On Gore Vidal’s The City and the Pillar:

“I selected it because there was no ambiguity about what the book was exploring: homosexual longing, love, and rejection. All of the earlier books were indirect about the topic.”

On Mary Renault’s The Charioteer:

“All her historical novels opened a window of homoeroticism to this teenage boy struggling with his own identity. I was an avid reader.”

On James Baldwin’s Giovanni’s Room:

“This novel strikes a resounding chord of hope for those of us resisting suffocation in a web of oppression.”

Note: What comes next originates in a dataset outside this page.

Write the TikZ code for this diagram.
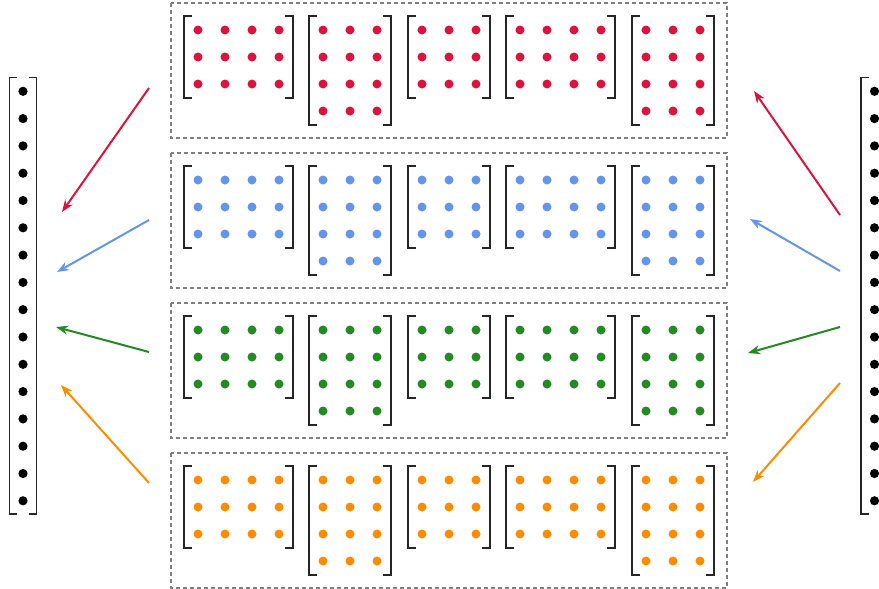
\documentclass[tikz,border=0pt]{standalone}
\usetikzlibrary{arrows.meta}
\definecolor{cred}{HTML}{DC143C}
\definecolor{cblue}{HTML}{6495ED}
\definecolor{cgreen}{HTML}{228B22}
\definecolor{corange}{HTML}{FF8C00}
\tikzset{
  brk/.style={line width=1.4pt, black!85},
  panel/.style={draw=black!50, line width=1.2pt, dash pattern=on 4pt off 3pt},
  conn/.style={line width=2pt, -{Stealth[length=12pt,width=9pt]}},
  vdot/.style={fill=black},
}
% x0, ytop (first dot), cols, rows, color
\newcommand\dotmat[5]{%
  \foreach \i in {1,...,#3}{%
    \foreach \j in {1,...,#4}{%
      \fill[#5] ({#1+(\i-1)*27},{#2+(\j-1)*27}) circle[radius=4.5];
    }%
  }%
  \draw[brk] ({#1-6},{#2-14}) -- ({#1-14},{#2-14}) -- ({#1-14},{#2+(#4-1)*27+14}) -- ({#1-6},{#2+(#4-1)*27+14});
  \draw[brk] ({#1+(#3-1)*27+6},{#2-14}) -- ({#1+(#3-1)*27+14},{#2-14}) -- ({#1+(#3-1)*27+14},{#2+(#4-1)*27+14}) -- ({#1+(#3-1)*27+6},{#2+(#4-1)*27+14});
}
\newcommand\dotpanel[2]{% y offset, color
  \draw[panel] (171,{3+#1}) rectangle (727,{138+#1});
  \dotmat{198}{30+#1}{4}{3}{#2}
  \dotmat{323}{30+#1}{3}{4}{#2}
  \dotmat{422}{30+#1}{3}{3}{#2}
  \dotmat{520}{30+#1}{4}{3}{#2}
  \dotmat{646}{30+#1}{3}{4}{#2}
}
\begin{document}
\begin{tikzpicture}[x=1pt,y=-1pt]
\useasboundingbox (0,0) rectangle (879,589);
\dotpanel{0}{cred}
\dotpanel{150}{cblue}
\dotpanel{300}{cgreen}
\dotpanel{450}{corange}
% left vector
\foreach \k in {0,...,15}{\fill[vdot] (23,{91.3+\k*27.3}) circle[radius=4.6];}
\draw[brk] (17,77.5) -- (9.5,77.5) -- (9.5,514) -- (17,514);
\draw[brk] (29,77.5) -- (36.5,77.5) -- (36.5,514) -- (29,514);
% right vector (cut by the page edge)
\foreach \k in {0,...,15}{\fill[vdot] (874.5,{91.3+\k*27.3}) circle[radius=4.6];}
\draw[brk] (868.5,77.5) -- (861,77.5) -- (861,514) -- (868.5,514);
% arrow end points
\coordinate (L1s) at (149,88);  \coordinate (L1e) at (62,212);
\coordinate (L2s) at (149,220); \coordinate (L2e) at (57,272);
\coordinate (L3s) at (149,352); \coordinate (L3e) at (56,327);
\coordinate (L4s) at (149,483); \coordinate (L4e) at (61,385);
\coordinate (R1s) at (840,215); \coordinate (R1e) at (754,91);
\coordinate (R2s) at (840,271); \coordinate (R2e) at (750,219);
\coordinate (R3s) at (840,327); \coordinate (R3e) at (748,353);
\coordinate (R4s) at (840,383); \coordinate (R4e) at (753,482);
\draw[conn,cred] (L1s) -- (L1e);
\draw[conn,cblue] (L2s) -- (L2e);
\draw[conn,cgreen] (L3s) -- (L3e);
\draw[conn,corange] (L4s) -- (L4e);
\draw[conn,cred] (R1s) -- (R1e);
\draw[conn,cblue] (R2s) -- (R2e);
\draw[conn,cgreen] (R3s) -- (R3e);
\draw[conn,corange] (R4s) -- (R4e);
\end{tikzpicture}
\end{document}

On Christopher Isherwood’s A Single Man:

“I still recall buying it in La Crosse, Wisconsin, a half hour away from the liberal arts college I was attending in Minnesota the year it came out. I was young then and had far more questions than answers. I recall the illuminating details and the wonder and lust it created in me. All those memories were renewed when the film of A Single Man came out recently.”

 

To the Editor:

O tempora, o mores! The earliest surviving “gay” novel is surely Gaius Petronius’ Satyricon. Another candidate might be L’Alcibiade, fanciullo a scola (1652), translated as “Alcibiades, the Schoolboy,” along with several other Italian works of that period. If you wish to be a stickler, as some do, claiming that the true novel originated only in the 18th century, a candidate could be Sins of the Cities of the Plain, a pornographic novel by William Lazenby published in 1881.